- _Written request_:
Within the entries below, please return exactly the lines from the one with "Output the Python" through the one with "group = list(range(1, 81))", leaving out any pictures.

- _Information shown_:
┌────────
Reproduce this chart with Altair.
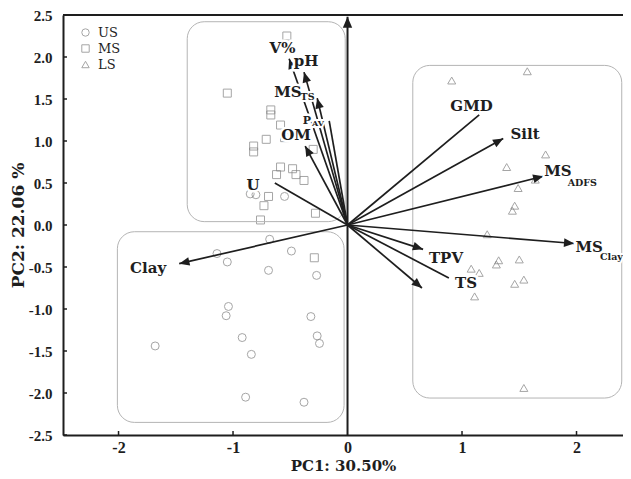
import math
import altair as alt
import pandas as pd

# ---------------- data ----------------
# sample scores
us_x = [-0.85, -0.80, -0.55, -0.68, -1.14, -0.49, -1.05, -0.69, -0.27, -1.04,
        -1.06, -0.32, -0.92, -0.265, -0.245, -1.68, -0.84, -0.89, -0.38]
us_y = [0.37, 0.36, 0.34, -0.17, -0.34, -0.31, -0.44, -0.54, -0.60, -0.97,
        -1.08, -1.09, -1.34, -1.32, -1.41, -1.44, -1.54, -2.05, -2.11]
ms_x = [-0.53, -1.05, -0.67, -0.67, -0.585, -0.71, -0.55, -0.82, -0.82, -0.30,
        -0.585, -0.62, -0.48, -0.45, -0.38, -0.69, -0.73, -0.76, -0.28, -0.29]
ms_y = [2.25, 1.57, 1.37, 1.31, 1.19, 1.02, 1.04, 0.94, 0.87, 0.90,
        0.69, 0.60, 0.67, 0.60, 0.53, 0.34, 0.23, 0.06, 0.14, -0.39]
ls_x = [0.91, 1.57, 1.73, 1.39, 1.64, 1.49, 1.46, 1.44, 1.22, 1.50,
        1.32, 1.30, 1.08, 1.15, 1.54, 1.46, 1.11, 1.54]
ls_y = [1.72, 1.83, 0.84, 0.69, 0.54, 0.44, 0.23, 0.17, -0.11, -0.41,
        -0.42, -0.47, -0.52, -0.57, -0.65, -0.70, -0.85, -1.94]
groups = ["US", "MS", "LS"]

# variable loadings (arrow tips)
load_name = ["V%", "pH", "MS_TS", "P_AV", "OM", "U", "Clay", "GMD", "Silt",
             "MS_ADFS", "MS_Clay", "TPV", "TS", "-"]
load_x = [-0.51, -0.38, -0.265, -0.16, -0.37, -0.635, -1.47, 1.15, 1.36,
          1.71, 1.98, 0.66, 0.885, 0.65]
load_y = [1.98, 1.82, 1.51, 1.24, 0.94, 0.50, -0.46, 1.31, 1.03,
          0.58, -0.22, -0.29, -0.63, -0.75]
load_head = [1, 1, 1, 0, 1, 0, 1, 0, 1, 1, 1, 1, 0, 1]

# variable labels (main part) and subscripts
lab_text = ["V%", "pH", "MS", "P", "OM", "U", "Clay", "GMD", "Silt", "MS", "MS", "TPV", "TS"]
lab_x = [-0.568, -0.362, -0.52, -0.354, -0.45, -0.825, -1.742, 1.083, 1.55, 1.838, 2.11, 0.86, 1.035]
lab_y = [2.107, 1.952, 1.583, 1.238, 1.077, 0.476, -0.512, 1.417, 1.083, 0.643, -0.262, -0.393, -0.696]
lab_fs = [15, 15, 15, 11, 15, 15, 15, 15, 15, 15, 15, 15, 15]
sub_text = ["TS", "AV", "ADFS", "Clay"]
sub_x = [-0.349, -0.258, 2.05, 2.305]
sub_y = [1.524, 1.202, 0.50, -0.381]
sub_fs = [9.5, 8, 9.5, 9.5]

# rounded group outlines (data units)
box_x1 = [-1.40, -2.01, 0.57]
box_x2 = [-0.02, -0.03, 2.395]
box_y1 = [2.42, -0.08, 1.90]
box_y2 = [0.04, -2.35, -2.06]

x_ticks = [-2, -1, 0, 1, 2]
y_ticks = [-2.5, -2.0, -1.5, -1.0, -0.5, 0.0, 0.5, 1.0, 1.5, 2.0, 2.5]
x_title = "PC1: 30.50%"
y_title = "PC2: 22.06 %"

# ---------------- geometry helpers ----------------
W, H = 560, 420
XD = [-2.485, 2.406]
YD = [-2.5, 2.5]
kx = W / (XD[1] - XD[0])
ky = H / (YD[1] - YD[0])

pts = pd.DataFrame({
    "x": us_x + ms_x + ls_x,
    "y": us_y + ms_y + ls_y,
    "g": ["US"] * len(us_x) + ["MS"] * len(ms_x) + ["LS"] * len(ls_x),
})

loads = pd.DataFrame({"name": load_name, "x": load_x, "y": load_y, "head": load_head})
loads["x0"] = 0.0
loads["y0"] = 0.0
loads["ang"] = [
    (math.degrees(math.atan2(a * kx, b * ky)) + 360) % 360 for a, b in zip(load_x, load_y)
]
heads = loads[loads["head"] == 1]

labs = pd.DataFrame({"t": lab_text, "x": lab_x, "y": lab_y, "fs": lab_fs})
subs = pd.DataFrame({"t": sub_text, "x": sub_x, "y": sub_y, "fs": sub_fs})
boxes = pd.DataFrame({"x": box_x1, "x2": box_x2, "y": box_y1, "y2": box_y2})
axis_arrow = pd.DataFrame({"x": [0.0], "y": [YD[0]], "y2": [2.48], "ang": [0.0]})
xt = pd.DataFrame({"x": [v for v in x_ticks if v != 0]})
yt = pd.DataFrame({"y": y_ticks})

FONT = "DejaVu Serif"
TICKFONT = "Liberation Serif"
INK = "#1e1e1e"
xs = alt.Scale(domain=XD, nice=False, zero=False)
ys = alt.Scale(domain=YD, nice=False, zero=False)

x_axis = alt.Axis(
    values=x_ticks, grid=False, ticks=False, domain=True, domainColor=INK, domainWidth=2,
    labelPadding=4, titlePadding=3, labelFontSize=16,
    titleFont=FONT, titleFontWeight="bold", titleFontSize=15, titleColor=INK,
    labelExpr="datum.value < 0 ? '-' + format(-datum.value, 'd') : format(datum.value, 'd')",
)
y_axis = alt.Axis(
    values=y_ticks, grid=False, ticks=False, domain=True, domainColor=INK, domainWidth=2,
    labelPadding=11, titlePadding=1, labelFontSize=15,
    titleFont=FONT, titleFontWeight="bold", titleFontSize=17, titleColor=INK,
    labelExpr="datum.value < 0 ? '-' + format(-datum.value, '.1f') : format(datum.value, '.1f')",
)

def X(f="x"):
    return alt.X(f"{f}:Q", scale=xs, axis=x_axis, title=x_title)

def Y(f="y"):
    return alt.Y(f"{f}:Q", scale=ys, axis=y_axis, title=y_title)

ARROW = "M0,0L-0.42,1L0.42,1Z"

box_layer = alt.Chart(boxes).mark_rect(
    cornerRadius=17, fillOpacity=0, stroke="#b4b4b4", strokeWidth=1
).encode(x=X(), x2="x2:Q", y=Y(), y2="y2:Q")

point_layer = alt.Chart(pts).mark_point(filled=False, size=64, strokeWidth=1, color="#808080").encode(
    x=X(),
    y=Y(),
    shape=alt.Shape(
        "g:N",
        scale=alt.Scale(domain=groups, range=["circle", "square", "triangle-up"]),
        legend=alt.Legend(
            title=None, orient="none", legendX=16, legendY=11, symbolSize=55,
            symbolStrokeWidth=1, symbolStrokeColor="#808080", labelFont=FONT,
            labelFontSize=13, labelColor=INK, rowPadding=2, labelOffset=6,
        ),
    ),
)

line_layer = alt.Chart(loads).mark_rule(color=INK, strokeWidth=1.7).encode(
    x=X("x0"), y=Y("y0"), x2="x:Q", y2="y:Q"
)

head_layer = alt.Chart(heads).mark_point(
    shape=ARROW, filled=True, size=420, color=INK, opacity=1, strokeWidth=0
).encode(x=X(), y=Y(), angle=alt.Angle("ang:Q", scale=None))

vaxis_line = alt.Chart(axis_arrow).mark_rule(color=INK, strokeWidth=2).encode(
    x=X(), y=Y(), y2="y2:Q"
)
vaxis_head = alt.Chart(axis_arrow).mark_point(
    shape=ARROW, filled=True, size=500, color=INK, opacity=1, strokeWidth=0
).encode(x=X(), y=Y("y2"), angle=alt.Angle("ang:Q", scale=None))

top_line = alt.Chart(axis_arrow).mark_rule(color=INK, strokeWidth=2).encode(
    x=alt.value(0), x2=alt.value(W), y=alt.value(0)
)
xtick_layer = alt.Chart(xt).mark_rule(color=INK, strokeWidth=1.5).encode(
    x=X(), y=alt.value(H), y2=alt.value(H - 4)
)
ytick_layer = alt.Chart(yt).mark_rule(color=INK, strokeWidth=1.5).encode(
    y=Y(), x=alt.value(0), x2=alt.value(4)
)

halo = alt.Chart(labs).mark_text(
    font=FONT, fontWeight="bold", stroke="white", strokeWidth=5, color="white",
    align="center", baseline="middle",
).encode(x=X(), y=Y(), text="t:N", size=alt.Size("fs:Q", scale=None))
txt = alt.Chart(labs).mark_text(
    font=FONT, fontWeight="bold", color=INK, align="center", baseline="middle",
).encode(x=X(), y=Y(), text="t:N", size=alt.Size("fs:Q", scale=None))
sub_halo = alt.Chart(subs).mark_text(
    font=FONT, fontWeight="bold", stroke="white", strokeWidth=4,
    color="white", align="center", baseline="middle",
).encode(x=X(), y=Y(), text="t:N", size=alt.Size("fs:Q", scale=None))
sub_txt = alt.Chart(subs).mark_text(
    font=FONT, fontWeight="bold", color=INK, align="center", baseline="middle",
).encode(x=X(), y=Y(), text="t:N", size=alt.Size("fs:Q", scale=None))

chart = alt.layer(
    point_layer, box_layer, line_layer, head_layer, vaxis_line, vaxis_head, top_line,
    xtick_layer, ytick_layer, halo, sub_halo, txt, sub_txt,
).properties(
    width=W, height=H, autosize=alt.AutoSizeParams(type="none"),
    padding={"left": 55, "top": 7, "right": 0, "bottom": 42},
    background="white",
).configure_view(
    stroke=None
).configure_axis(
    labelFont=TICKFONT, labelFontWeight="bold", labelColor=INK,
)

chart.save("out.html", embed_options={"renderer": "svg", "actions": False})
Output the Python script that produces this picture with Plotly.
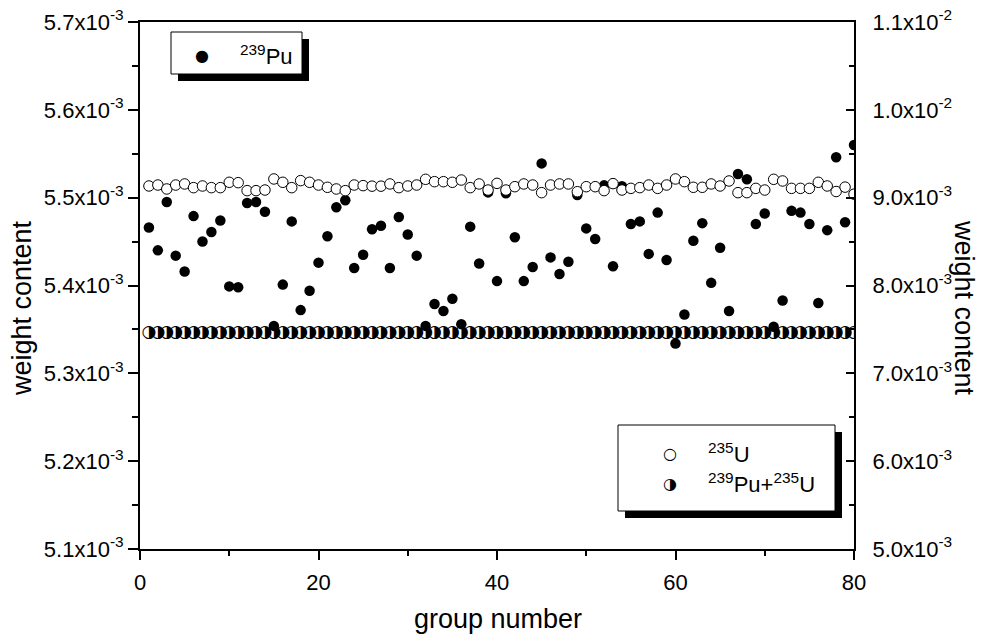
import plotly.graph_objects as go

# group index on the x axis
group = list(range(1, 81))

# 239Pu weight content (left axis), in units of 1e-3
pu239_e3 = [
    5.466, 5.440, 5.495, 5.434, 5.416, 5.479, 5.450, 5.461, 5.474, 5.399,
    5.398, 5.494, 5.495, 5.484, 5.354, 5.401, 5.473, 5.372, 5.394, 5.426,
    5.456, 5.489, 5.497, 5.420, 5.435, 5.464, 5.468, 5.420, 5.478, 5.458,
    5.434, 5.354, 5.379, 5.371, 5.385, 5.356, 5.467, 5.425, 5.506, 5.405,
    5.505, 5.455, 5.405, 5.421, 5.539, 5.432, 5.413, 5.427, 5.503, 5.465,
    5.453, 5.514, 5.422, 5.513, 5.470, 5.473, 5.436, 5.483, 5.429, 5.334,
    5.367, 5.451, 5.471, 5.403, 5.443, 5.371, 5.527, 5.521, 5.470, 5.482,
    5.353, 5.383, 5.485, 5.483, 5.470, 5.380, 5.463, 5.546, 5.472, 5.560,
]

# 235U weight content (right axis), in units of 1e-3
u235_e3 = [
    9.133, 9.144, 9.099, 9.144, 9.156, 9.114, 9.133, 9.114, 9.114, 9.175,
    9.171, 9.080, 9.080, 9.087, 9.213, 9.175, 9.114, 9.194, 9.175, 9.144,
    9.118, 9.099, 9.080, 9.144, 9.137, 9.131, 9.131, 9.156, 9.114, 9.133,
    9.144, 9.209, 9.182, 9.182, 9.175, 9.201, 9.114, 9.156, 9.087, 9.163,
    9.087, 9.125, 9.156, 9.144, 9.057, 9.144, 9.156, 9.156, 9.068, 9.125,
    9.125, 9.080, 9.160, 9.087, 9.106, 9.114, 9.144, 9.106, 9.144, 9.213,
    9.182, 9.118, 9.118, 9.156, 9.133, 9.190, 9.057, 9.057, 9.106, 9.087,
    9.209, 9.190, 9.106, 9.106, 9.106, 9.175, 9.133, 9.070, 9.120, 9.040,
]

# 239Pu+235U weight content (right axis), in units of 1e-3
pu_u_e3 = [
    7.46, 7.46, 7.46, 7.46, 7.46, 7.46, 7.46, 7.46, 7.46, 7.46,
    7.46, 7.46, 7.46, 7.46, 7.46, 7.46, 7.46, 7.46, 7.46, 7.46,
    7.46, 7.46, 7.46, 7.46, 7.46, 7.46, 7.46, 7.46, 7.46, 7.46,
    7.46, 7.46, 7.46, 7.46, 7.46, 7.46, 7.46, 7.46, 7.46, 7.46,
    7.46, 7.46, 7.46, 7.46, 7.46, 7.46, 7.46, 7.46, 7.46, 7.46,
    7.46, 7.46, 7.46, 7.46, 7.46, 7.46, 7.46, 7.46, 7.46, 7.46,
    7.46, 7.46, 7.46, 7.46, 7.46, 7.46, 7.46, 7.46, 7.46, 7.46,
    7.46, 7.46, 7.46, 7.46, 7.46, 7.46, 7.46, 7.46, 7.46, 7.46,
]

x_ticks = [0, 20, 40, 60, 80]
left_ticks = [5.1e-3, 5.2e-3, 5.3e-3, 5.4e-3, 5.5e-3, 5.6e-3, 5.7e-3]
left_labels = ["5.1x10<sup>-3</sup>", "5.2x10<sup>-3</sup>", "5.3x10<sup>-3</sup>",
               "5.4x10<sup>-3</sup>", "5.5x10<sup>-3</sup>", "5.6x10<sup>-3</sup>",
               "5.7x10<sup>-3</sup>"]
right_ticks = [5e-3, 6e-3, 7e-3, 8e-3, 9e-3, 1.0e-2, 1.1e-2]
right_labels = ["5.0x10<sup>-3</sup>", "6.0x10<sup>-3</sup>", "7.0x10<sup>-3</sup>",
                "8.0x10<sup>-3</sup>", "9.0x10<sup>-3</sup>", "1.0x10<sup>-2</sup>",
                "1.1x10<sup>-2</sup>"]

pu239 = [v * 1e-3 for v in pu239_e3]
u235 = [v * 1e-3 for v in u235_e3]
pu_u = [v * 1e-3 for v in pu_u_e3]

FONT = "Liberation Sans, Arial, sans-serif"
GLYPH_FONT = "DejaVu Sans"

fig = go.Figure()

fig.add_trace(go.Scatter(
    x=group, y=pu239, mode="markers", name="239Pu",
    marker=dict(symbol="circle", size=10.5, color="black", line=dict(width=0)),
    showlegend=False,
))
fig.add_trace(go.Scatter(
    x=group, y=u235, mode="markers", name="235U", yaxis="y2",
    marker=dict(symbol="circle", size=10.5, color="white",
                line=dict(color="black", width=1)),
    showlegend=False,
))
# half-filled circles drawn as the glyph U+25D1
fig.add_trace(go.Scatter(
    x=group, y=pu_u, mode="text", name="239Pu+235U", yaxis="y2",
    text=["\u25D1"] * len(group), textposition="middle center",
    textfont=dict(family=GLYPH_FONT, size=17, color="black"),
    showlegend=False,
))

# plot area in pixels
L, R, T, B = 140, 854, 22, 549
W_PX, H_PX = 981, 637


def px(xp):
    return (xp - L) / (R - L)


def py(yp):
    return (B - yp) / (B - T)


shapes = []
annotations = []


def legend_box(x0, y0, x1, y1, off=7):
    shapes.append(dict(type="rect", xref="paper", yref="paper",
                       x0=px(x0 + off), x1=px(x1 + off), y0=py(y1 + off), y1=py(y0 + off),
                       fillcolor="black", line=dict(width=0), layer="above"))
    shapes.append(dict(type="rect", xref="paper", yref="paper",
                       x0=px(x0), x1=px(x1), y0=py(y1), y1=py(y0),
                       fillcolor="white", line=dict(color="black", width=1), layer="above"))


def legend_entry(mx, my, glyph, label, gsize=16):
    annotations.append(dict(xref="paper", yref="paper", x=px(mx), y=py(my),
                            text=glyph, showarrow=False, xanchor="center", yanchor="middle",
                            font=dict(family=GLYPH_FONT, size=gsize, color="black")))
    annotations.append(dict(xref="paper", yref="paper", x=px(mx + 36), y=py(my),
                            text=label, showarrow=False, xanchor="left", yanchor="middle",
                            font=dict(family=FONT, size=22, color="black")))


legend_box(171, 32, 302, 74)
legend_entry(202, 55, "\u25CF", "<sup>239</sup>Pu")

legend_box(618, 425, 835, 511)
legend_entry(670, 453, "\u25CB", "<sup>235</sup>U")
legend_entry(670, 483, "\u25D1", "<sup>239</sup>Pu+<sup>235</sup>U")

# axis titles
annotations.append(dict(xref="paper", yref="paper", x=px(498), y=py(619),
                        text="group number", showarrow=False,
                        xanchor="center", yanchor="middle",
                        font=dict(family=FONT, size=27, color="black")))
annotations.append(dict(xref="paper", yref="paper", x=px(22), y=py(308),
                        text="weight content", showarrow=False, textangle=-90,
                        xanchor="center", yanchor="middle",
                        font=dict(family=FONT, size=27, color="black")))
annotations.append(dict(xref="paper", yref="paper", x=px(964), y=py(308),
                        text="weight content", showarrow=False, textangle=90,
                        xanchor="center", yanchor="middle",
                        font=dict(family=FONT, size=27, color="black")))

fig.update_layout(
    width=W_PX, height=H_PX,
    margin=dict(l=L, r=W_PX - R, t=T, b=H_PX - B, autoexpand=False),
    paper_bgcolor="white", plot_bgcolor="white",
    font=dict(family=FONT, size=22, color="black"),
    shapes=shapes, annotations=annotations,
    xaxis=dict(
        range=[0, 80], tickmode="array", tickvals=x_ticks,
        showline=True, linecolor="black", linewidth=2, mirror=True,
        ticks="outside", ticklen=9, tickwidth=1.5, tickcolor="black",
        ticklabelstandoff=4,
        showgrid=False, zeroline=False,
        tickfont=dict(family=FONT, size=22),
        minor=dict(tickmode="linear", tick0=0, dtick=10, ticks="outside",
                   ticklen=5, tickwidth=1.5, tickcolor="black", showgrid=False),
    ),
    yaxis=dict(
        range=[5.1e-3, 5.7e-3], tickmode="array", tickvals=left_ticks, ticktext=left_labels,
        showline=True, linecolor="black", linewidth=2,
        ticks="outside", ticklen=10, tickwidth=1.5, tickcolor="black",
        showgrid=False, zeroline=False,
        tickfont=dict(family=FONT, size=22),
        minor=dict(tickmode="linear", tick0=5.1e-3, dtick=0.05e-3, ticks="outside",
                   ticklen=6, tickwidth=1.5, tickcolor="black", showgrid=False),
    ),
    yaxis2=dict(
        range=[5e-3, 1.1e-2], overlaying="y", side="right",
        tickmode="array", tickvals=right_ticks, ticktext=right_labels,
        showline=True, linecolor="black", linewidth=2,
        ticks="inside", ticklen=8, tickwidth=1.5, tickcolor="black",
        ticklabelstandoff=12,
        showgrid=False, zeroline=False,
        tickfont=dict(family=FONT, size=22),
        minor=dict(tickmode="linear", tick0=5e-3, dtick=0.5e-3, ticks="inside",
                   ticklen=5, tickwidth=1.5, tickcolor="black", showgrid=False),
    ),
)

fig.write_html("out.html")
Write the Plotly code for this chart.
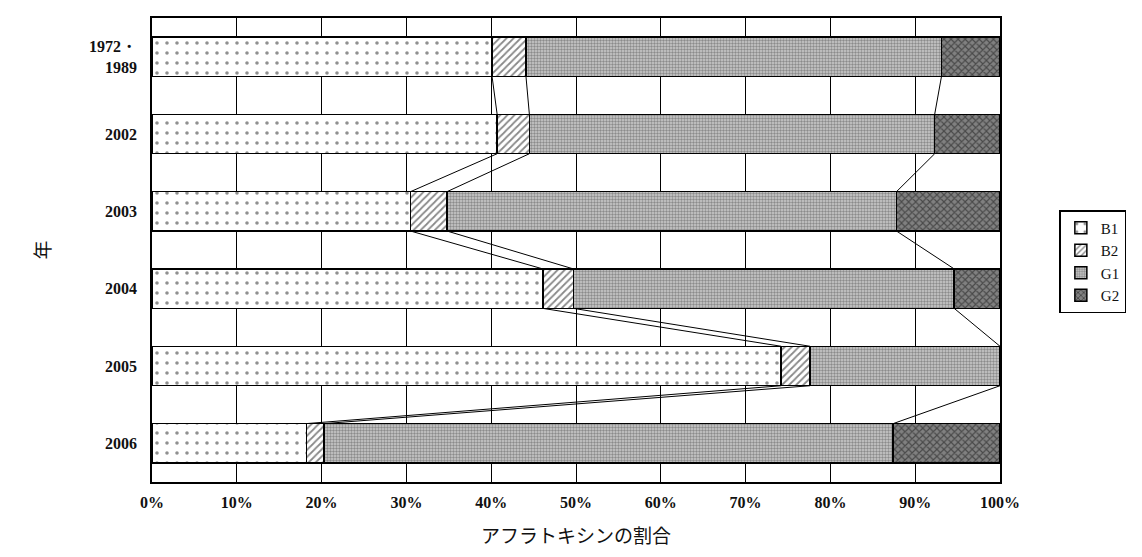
└────────
- _Exercise answer_:
Output the Python script that produces this picture with Plotly.
import plotly.graph_objects as go

# group index on the x axis
group = list(range(1, 81))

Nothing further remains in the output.